22 Reifen in zehn Stunden

Manchmal geht es nur mit Schieben Foto: press-inform

Bei der Jubiläumsauflage des Großen Preis von Frankreich in Dieppe geht es deutlich beschaulicher zu. Eine handvoll der automobilen Preziosen von einst sind am Start und legen die Strecke im sanften Galopp zurück. Was einem auf Asphaltstraßen ohne Windschutzscheibe, Kotflügel und mit dünnen Wagenreifen wie ein heißer Ritt erscheint, ist gerade einmal Tempo 100. Früher waren die Straßen ausgefahren, mit Schlaglöchern übersäht und die Reifen platzten - im schlimmsten Fall bei 160 km/h.

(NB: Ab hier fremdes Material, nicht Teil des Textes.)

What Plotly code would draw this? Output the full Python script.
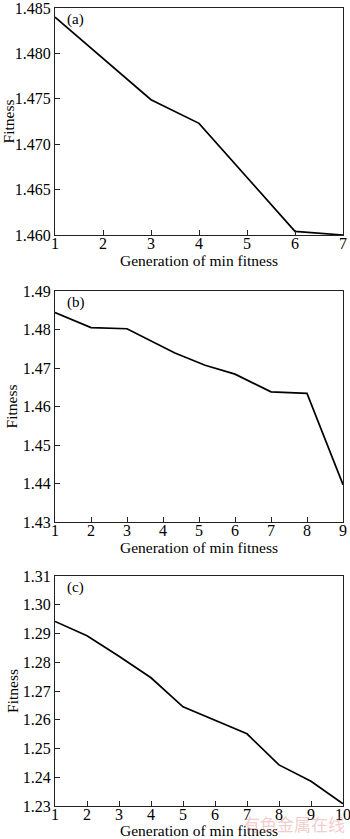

Schwere Bedingungen für Mensch und Maschine.

Gewinner Lautenschlager kam mit dem letzten Reifensatz ins Ziel - 22 Reifen hatte er in den zehn Stunden vorher verschlissen. Während des Rennens hatte ein auffliegender Stein das Glas seiner Rennbrille durchschlagen: «Die Scherben tanzten mir nun innerhalb der Brille vor dem Auge auf und ab», berichtete der damals 31-Jährige.

Mehr Ritt als Fahrt

Auch Mitkonkurrent Victor Hémery aus Frankreich wurde von einem Stein am Steuer erwischt. In der siebten Runde wurde sein Auge durch Splitter verletzt. Mehr als Platz zwei war durch die 8:40 Minuten Rückstand nicht mehr drin. Die Autos waren technische Meisterleistungen. Vier Zylinder, über 12 Liter Hubraum und 120 bis 150 PS bei 1.400 Umdrehungen pro Minute - es ist mehr ein Ritt, als eine Fahrt - insbesondere ab 100 km/h. Fehlzündungen explodierten wie Kanonenschläge.

So sind auch die Einwohner von Dieppe erst einmal froh, dass der Große Preis von Frankreich nicht mehr vor der eigenen Haustür, sondern zumindest bis zu diesem Jahr in Magny-Cours ausgefahren wurde. Das verschlafene Örtchen Dieppe hat mit Motorsport ansonsten nichts mehr am Hut, setzt stattdessen auf Fischerei und die Touristen, die zumeist aus Paris an die Kanalküste kommen. Lärm ist hier ein Fremdwort. Zumindest bis zur nächsten Jubiläumsauflage des ersten Grand Prix von Frankreich.